━━━━━ DATA FOR PROCESSING ━━━━━

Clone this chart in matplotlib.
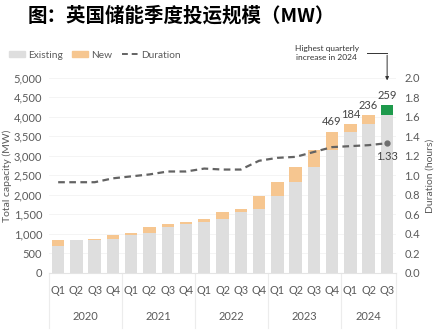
import matplotlib
matplotlib.use("Agg")
import matplotlib.pyplot as plt
from matplotlib.patches import Patch
from matplotlib.lines import Line2D
from matplotlib.transforms import blended_transform_factory

plt.rcParams["font.family"] = ["Lato", "DejaVu Sans"]

quarters = ["Q1", "Q2", "Q3", "Q4"] * 4 + ["Q1", "Q2", "Q3"]
years = ["2020", "2021", "2022", "2023", "2024"]
year_spans = [(0, 3), (4, 7), (8, 11), (12, 15), (16, 18)]

existing = [696, 845, 850, 868, 975, 1017, 1171, 1260, 1299, 1385,
            1573, 1632, 1974, 2333, 2726, 3155, 3624, 3808, 4044]
new = [150, 5, 18, 107, 42, 154, 89, 39, 86, 188,
       59, 342, 359, 393, 429, 469, 184, 236, 259]
duration = [0.93, 0.93, 0.93, 0.97, 0.99, 1.01, 1.04, 1.04, 1.07, 1.06,
            1.06, 1.15, 1.18, 1.19, 1.24, 1.29, 1.30, 1.31, 1.33]
labelled = [15, 16, 17, 18]  # bars with a value label for "new"

GREY = "#dedede"
ORANGE = "#f6c690"
GREEN = "#1e9a4c"
TXT = "#5a5a5a"

fig = plt.figure(figsize=(4.34, 3.30), dpi=100)
ax = fig.add_axes([0.113, 0.173, 0.7995, 0.591])
ax2 = ax.twinx()

x = list(range(len(existing)))
new_colors = [ORANGE] * (len(new) - 1) + [GREEN]
ax.bar(x, existing, width=0.68, color=GREY, zorder=2)
ax.bar(x, new, bottom=existing, width=0.68, color=new_colors, zorder=2)

for i in labelled:
    ax.text(i, existing[i] + new[i] + 110, str(new[i]), ha="center", va="bottom",
            fontsize=8, color="#444444")

ax.set_xlim(-0.5, len(x) - 0.5)
ax.set_ylim(0, 5000)
ax.set_yticks(range(0, 5001, 500))
ax.set_yticklabels([f"{v:,}" for v in range(0, 5001, 500)])
ax.set_xticks(x)
ax.set_xticklabels(quarters)
ax.tick_params(axis="x", length=0, pad=9, labelsize=7.8, labelcolor=TXT)
ax.tick_params(axis="y", length=0, pad=5, labelsize=8, labelcolor=TXT)
ax.grid(axis="y", color="#f3f3f3", linewidth=0.6, zorder=0)
ax.set_ylabel("Total capacity (MW)", fontsize=7.5, color=TXT)
ax.yaxis.set_label_coords(-0.108, 0.5)
for s in ["top", "left", "right"]:
    ax.spines[s].set_visible(False)
ax.spines["bottom"].set_color("#e4e4e4")

ax2.plot(x, duration, color="#636363", linestyle=(0, (3, 2)), linewidth=1.6, zorder=3)
ax2.plot(x[-1], duration[-1], "o", color="#6e6e6e", markersize=3.5, zorder=4)
ax2.text(x[-1], duration[-1] - 0.08, f"{duration[-1]:.2f}", ha="center", va="top",
         fontsize=8, color="#444444")
ax2.set_ylim(0, 2.0)
ax2.set_yticks([i / 10 for i in range(0, 21, 2)])
ax2.set_yticklabels([f"{i / 10:.1f}" for i in range(0, 21, 2)])
ax2.tick_params(axis="y", length=0, pad=6, labelsize=8, labelcolor=TXT)
ax2.set_ylabel("Duration (hours)", fontsize=7.5, color=TXT)
ax2.yaxis.set_label_coords(1.085, 0.5)
for s in ax2.spines.values():
    s.set_visible(False)

# year groups under the quarter labels
tr = blended_transform_factory(ax.transData, ax.transAxes)
for (a, b), yr in zip(year_spans, years):
    ax.text((a + b) / 2, -0.225, yr, transform=tr, ha="center", va="center",
            fontsize=8, color=TXT)
for edge in [-0.5, 3.5, 7.5, 11.5, 15.5, 18.5]:
    ax.add_line(Line2D([edge, edge], [0, -0.28], transform=tr, color="#ececec",
                       linewidth=0.8, clip_on=False))

# annotation for the last quarter
fig.text(0.753, 0.84, "Highest quarterly\nincrease in 2024", ha="center", va="center",
         fontsize=6, color="#333333", linespacing=1.3)
fig.add_artist(Line2D([0.845, 0.892], [0.84, 0.84], color="#333333", linewidth=0.7))
ax.annotate("", xy=(0.892, 0.748), xytext=(0.892, 0.841), xycoords="figure fraction",
            textcoords="figure fraction",
            arrowprops=dict(arrowstyle="-|>", color="#333333", lw=0.7, mutation_scale=5))

handles = [Patch(color=GREY), Patch(color=ORANGE),
           Line2D([], [], color="#636363", linestyle=(0, (3, 2)), linewidth=1.4)]
fig.legend(handles, ["Existing", "New", "Duration"], loc="center left",
           bbox_to_anchor=(0.0, 0.833), ncol=3, frameon=False, fontsize=7.3,
           labelcolor=TXT, handlelength=1.6, handleheight=0.6, handletextpad=0.3,
           columnspacing=0.9)

fig.text(0.418, 0.952, "图：英国储能季度投运规模（MW）", ha="center", va="center",
         fontsize=14, fontweight="bold", family=["Noto Sans CJK SC", "DejaVu Sans"])

fig.savefig("out.png", dpi=100)
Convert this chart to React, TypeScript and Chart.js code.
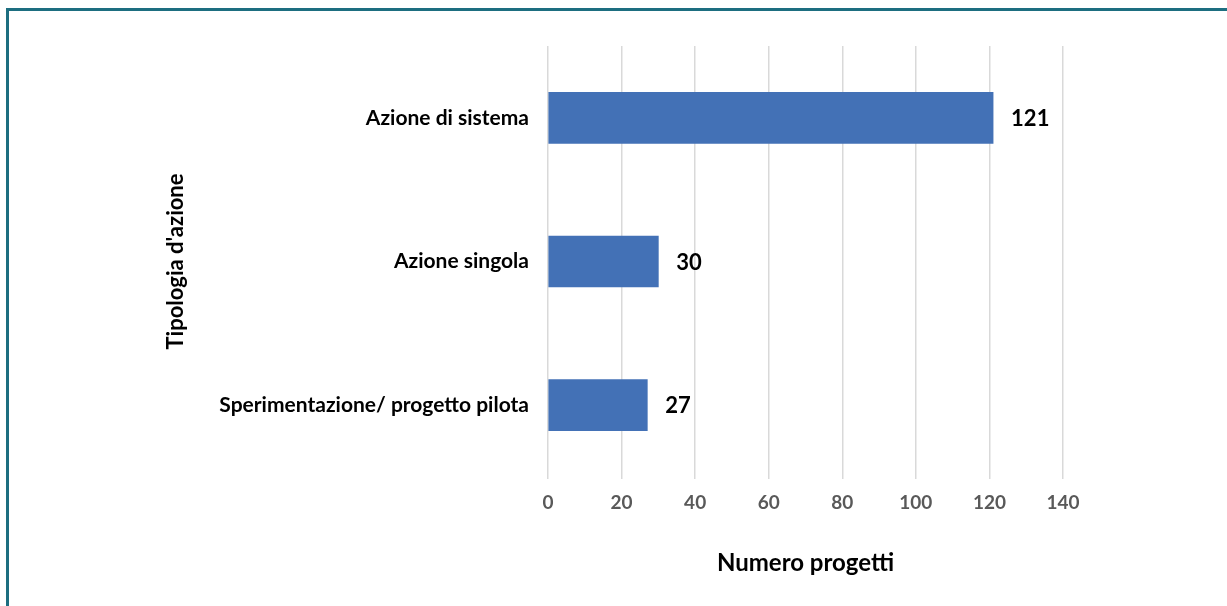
import React, { useEffect, useRef } from "react";
import { Chart, registerables } from "chart.js";

Chart.register(...registerables);

const categories = ["Azione di sistema", "Azione singola", "Sperimentazione/ progetto pilota"];
const values = [121, 30, 27];
const xTicks = [0, 20, 40, 60, 80, 100, 120, 140];
const xTitle = "Numero progetti";
const yTitle = "Tipologia d'azione";

const FONT = "Lato, 'Open Sans', sans-serif";

const valueLabels = {
  id: "valueLabels",
  afterDatasetsDraw(chart: any) {
    const ctx = chart.ctx;
    const meta = chart.getDatasetMeta(0);
    ctx.save();
    ctx.font = `bold 22px ${FONT}`;
    ctx.fillStyle = "#000000";
    ctx.textAlign = "left";
    ctx.textBaseline = "middle";
    meta.data.forEach((bar: any, i: number) => {
      ctx.fillText(String(values[i]), bar.x + 18, bar.y + 1);
    });
    ctx.restore();
  },
};

export default function App() {
  const ref = useRef<HTMLCanvasElement>(null);
  useEffect(() => {
    const chart = new Chart(ref.current!, {
      type: "bar",
      data: {
        labels: categories,
        datasets: [
          {
            data: values,
            backgroundColor: "#4371B6",
            barThickness: 51,
          },
        ],
      },
      options: {
        indexAxis: "y",
        animation: false,
        responsive: false,
        layout: { padding: { left: 0, top: 46, right: 164, bottom: 0 } },
        plugins: { legend: { display: false }, tooltip: { enabled: false } },
        scales: {
          x: {
            min: 0,
            max: 140,
            afterBuildTicks: (scale: any) => {
              scale.ticks = xTicks.map((v) => ({ value: v }));
            },
            afterFit: (scale: any) => {
              scale.height = 606 - 477;
            },
            grid: { color: "#d9d9d9", lineWidth: 1.5, tickLength: 2, drawTicks: true },
            border: { display: false },
            ticks: {
              color: "#595959",
              padding: 12,
              font: { family: FONT, size: 19, weight: "bold" },
            },
            title: {
              display: true,
              text: xTitle,
              color: "#000000",
              font: { family: FONT, size: 24, weight: "bold", lineHeight: 1 },
              padding: { top: 0, bottom: 31 },
            },
          },
          y: {
            afterFit: (scale: any) => {
              scale.width = 548;
            },
            grid: { display: false, drawTicks: false },
            border: { display: false },
            ticks: {
              color: "#000000",
              padding: 19,
              font: { family: FONT, size: 21, weight: "bold" },
            },
            title: {
              display: true,
              text: yTitle,
              color: "#000000",
              font: { family: FONT, size: 22, weight: "bold", lineHeight: 1 },
              padding: { top: 165, bottom: 0 },
            },
          },
        },
      },
      plugins: [valueLabels],
    } as any);
    return () => chart.destroy();
  }, []);
  return (
    <div style={{ position: "fixed", inset: 0, overflow: "hidden", background: "#ffffff" }}>
      <div
        style={{
          position: "absolute",
          left: 6,
          top: 8,
          width: 3000,
          height: 3000,
          borderTop: "3px solid #1d6e80",
          borderLeft: "3px solid #1d6e80",
        }}
      />
      <canvas
        ref={ref}
        width={1227}
        height={606}
        style={{ position: "absolute", left: 0, top: 0, width: 1227, height: 606 }}
      />
    </div>
  );
}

━━━━━

> **TASK OBJECTIVE**: Write out every line of the data that holds the word "matplotlib".

> **COMPLETED EXERCISE**:
Clone this chart in matplotlib.
import matplotlib
matplotlib.use("Agg")
import matplotlib.pyplot as plt
from matplotlib.patches import Patch
from matplotlib.lines import Line2D
from matplotlib.transforms import blended_transform_factory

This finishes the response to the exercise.